For our non-Canadian readers whoever you are, a Governor General is a non-elected government appointment—officially the queen’s representative here in Canada. I'm pretty sure you don't need any official qualifications, and Iris is good on that front. Some people believe the Governor General’s job is largely ceremonial but I know they do some things like give out prizes. And tell the footguards when to change.
|A TAIL OF ONE KITTY: Foot guards can't move without purrmission
And watching over Iris’ paws is no mean feat.
Since I stopped commuting last year, I realized that I loved and miss those precious moments I spent in the car in both directions between home and work.
Five days a week, I was guaranteed two recesses from life, during which I could do nothing. Or something. It was completely up to me.
I could plan my day, listen to music I wanted to hear or maybe comedy radio or I could just daydream about all the fun I’ve had and all the fun I’m going to have.
I think people are going to miss their commutes more than they realize.
I replaced commuting with rocking.
In the same chair. Every workday morning and evening, for at least 30 minutes. No phone, no newspaper, no book.
I just stare out the front window, think and enjoy the rhythm, best underscored if the chair is squeaking, like a slow-paced metronome. Sometimes I’ll sip tea but that’s okay because I could do that commuting.
These leisurely rocks are so addictive and soothing I won’t be surprised when somebody way more industrious than me gets rich writing a book called “Idiot’s Guide to Rocking In a Chair.”
Which is where Professor Iris comes in.
|GOING TO LONDON TO VISIT THE QUEEN: Inspecting her troops
If that doesn’t prove Iris has all the makings of a monarch, nothing does. (I’m also her litter carrier. I think Prime Minister Justin Trudeau should name Iris G.G just to so he could get his paws on all these great puns!)
And it’s all about Iris’ feet. They need guarding.

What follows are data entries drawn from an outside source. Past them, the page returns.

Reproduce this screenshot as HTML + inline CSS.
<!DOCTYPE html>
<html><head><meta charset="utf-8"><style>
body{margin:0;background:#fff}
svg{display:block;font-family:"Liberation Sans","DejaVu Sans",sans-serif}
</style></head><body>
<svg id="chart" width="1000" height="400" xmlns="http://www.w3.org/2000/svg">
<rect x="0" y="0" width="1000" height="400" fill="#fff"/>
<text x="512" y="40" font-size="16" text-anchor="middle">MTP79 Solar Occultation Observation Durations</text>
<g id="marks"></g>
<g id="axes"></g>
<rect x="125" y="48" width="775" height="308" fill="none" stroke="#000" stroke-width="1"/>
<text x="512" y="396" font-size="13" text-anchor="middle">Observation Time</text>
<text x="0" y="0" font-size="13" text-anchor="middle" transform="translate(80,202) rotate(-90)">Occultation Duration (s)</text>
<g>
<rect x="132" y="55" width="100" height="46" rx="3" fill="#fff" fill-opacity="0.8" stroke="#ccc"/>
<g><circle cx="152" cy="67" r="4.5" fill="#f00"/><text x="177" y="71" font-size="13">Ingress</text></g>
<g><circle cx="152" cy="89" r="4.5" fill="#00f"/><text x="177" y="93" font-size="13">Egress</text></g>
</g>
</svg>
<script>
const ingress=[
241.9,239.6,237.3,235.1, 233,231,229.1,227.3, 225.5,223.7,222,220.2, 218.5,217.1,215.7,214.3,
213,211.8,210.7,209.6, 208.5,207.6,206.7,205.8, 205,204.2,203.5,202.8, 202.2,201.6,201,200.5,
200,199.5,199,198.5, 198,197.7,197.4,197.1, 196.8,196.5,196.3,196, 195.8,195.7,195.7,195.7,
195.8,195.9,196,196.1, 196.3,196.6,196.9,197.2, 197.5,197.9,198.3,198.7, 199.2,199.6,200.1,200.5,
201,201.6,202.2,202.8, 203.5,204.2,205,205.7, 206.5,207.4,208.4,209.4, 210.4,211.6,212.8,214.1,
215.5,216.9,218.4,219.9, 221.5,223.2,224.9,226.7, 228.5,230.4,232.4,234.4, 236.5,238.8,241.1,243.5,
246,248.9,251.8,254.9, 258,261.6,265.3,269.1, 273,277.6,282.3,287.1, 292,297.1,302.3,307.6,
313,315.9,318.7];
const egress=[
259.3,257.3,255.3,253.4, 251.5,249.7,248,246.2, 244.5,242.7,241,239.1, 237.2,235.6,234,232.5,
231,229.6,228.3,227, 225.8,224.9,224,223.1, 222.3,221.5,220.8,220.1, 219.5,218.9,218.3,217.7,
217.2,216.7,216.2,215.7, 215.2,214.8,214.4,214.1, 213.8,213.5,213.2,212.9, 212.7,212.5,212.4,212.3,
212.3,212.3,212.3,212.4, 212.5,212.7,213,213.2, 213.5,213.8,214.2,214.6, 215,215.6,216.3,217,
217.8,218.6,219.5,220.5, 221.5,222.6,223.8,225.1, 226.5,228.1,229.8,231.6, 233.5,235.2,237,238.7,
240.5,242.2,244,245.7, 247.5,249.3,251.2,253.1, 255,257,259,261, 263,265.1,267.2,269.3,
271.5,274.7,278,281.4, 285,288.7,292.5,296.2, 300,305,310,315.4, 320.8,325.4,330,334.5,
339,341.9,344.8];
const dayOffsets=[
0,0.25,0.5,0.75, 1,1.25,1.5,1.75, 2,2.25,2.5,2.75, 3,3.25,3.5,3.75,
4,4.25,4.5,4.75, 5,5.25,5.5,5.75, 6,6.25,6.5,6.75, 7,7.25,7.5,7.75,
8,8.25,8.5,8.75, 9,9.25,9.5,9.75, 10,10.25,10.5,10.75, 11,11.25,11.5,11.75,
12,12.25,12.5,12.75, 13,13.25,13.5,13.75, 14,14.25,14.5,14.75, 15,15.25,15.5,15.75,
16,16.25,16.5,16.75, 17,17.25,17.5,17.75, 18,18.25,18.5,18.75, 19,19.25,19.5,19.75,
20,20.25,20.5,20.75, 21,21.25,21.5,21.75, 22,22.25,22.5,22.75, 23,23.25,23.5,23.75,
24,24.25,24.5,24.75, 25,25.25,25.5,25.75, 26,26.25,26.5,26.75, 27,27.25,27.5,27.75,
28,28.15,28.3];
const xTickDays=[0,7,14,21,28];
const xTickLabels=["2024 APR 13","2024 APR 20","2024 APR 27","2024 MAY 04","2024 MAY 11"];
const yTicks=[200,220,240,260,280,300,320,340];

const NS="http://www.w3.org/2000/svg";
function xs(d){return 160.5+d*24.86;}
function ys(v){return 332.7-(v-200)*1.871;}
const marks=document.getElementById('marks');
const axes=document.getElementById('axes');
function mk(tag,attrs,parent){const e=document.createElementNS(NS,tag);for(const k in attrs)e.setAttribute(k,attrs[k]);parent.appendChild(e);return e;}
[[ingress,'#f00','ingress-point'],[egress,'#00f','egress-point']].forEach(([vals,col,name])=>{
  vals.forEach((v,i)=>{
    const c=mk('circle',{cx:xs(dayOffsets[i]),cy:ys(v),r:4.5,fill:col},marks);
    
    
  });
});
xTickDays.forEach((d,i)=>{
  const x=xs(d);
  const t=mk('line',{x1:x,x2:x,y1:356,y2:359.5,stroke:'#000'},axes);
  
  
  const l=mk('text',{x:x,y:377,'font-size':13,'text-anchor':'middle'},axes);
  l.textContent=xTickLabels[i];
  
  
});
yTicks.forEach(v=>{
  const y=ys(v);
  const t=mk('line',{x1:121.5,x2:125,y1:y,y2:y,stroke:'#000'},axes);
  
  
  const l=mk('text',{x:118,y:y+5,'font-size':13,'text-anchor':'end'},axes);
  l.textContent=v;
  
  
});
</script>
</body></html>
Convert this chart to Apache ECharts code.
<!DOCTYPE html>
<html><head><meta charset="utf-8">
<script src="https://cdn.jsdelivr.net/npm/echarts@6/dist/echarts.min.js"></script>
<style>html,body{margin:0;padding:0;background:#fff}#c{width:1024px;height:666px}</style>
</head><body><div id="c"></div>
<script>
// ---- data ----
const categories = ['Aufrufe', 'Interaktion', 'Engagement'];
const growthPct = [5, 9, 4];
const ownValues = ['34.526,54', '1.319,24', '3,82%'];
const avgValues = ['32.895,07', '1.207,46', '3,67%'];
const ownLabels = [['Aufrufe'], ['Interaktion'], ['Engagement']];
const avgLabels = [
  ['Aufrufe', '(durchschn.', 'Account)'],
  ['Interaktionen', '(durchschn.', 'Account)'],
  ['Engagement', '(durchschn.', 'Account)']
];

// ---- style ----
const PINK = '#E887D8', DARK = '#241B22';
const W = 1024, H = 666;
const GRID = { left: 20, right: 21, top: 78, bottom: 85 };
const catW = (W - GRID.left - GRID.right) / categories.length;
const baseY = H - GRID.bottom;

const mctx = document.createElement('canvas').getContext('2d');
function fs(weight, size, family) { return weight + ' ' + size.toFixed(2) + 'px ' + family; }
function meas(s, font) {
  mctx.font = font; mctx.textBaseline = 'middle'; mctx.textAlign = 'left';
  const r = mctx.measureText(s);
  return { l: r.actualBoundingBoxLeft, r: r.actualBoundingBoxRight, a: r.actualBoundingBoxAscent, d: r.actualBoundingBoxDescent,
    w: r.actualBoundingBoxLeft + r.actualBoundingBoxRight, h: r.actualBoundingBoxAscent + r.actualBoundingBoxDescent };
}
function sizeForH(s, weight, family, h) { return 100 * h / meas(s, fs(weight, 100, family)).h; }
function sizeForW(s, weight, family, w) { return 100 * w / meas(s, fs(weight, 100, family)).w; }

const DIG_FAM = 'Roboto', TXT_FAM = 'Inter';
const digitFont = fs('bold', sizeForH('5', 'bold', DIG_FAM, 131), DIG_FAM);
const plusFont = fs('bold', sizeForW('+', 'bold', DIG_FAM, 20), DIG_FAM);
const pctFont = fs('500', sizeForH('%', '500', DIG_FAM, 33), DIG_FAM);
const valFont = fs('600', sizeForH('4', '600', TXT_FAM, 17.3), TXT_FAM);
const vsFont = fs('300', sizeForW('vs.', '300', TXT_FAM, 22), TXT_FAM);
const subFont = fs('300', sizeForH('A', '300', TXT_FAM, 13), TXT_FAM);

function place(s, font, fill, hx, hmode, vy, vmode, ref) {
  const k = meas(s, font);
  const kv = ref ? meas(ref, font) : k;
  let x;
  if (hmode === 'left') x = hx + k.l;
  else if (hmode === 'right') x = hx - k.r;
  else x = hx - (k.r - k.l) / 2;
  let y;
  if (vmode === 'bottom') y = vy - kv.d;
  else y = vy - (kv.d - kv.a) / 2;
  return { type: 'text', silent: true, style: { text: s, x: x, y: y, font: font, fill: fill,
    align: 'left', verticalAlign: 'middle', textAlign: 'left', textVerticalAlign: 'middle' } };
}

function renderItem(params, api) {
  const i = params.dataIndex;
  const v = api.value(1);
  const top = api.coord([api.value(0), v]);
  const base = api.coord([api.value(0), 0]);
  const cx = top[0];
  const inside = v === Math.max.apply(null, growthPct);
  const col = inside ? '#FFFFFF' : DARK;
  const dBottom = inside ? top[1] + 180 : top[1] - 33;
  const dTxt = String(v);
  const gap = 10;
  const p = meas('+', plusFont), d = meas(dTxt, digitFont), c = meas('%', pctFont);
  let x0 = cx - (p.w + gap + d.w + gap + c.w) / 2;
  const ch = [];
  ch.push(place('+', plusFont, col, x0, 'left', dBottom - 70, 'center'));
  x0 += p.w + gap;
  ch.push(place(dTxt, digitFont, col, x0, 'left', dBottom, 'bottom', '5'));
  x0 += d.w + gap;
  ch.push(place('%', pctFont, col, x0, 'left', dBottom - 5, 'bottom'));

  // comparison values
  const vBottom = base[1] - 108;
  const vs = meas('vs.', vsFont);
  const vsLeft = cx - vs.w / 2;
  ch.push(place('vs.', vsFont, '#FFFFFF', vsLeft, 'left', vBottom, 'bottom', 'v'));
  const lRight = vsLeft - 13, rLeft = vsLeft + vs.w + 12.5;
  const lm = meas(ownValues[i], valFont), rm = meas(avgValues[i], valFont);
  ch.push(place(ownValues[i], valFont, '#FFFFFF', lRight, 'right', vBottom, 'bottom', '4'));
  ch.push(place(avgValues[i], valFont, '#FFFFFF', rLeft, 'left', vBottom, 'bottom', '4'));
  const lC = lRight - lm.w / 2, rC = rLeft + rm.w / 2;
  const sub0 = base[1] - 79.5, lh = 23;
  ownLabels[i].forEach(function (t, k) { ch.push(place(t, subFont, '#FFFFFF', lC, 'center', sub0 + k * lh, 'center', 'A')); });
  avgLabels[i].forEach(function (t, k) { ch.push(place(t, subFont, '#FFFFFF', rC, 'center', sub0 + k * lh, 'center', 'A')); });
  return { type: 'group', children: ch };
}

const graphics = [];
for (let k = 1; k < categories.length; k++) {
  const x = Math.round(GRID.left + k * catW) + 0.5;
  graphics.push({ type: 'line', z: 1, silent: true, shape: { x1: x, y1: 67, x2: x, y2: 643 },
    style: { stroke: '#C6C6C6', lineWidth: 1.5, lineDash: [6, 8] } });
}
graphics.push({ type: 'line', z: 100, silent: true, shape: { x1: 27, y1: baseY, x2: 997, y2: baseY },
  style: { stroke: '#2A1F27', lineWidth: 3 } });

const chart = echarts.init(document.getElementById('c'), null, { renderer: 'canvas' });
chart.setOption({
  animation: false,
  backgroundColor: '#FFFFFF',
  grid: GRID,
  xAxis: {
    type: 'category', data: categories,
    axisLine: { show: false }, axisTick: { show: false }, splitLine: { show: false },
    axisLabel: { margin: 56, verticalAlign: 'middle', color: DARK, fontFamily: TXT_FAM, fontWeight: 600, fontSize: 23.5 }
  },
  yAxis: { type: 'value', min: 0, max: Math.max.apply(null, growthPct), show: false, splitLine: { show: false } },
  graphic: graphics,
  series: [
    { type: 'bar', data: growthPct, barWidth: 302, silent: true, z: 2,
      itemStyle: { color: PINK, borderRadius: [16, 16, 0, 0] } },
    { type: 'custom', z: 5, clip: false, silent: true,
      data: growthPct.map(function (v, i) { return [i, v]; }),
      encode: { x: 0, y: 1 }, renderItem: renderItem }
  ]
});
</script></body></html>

As she lets me scratch her with my left-hand fingers, she sort of writhes and twists and moves around; and I think if you measured, you’d see that at least 50 per cent of the time, one of her appendages, it could be her long white tail or more likely, one of her feet, is actually positioned under the rocker.
Very dangerous spot.
And frequently, she stops mid-writhe and said appendage remains under the rocker. It’s up to me to make sure nothing untoward happens.
I, just like Vince back in Ottawa, can’t move a muscle until the boss gives me permission. One wrong move and Iris gets hurt. Unthinkable.
As I type, Iris is in the window, regally watching her subjects shuffle about her realm.
Me, I’m in the rocking chair trying to sit still, practising for my next job.
Of course if I don’t move soon, the changing of the guard’s going to have a whole new meaning.